Halloween blizzard of 1991 remembered
NEW ULM – It has been a quarter-century since the record breaking snow storm of 1991, as of Monday.
The storm began on Halloween, a Thursday that year, and continued through Friday into Saturday. Over 13 inches of snow fell in New Ulm by that Saturday. Winds reached 30 miles per hour, and temperatures were dropping around zero degrees with windchill.
The storm broke two records in the Twin Cities, by dumping 21 inches within a 24-hour period. That beat the previous record from January 1982 of 20 inches. The second record was for October snowfall, which previously sat at 5.5 inches in 1905 but was broken by the 8.2 inches that fell that Halloween night.
The so-called megastorm had shut down roads across the state. I-90 was barricaded between Albert Lea and the South Dakota border.
That did not stop the trick-or-treaters. Kids were still marching through snow, with mittens and coats on over their costumes to get what candy they could.
Most businesses in New Ulm shut down Friday and Saturday. However, stores like K-Mart and Runnings made a killing on snow gear and snow removal equipment.
Saturday, when the snow plows shut down due to poor conditions, snowmobiles took over. The River Valley Dutchmen snowmobile club supplied the New Ulm Police Department and Brown County Sheriff’s department a list of members willing to give rides for emergency situations.

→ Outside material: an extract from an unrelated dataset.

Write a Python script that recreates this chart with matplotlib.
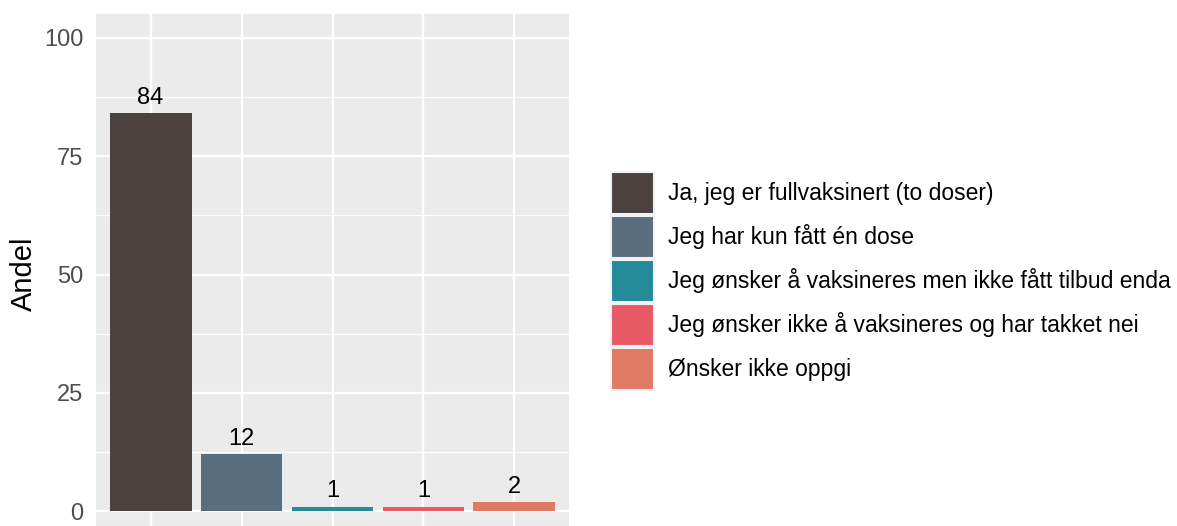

The storm was so fierce it even prevented The Journal from delivering papers for two days. Early Friday morning the van carrying the 6,000 papers from the printing plant in Madelia slid into a ditch near Hanska.
Later that morning, two employees took Circulation Manager Steve Grosam’s Suburban to try to retrieve them. They were unable to do it when they discovered that Highway 13 was under whiteout conditions leading them to crash in a ditch.
With the Suburban went any chance of Friday or Saturday’s papers reaching readers on their respective days.
Saturday afternoon then Journal Publisher Bruce Fenske decided to procure his own snow-capable vehicle and strike out to deliver Saturday’s paper to Madelia for printing.
He did not run into much trouble delivering the pages to the printing plant; however, he was almost stuck through the night until he was able to follow a plow and an ambulance back to New Ulm.
Grosam was able to retrieve Friday’s papers by following a homeward bound Brown County Highway Department worker to where the van had ended its journey.
By late Saturday afternoon, the Friday papers had arrived. Around then it was decided that there would be two issues delivered Sunday. The morning would be Saturday’s papers, and an evening one the paper for Sunday.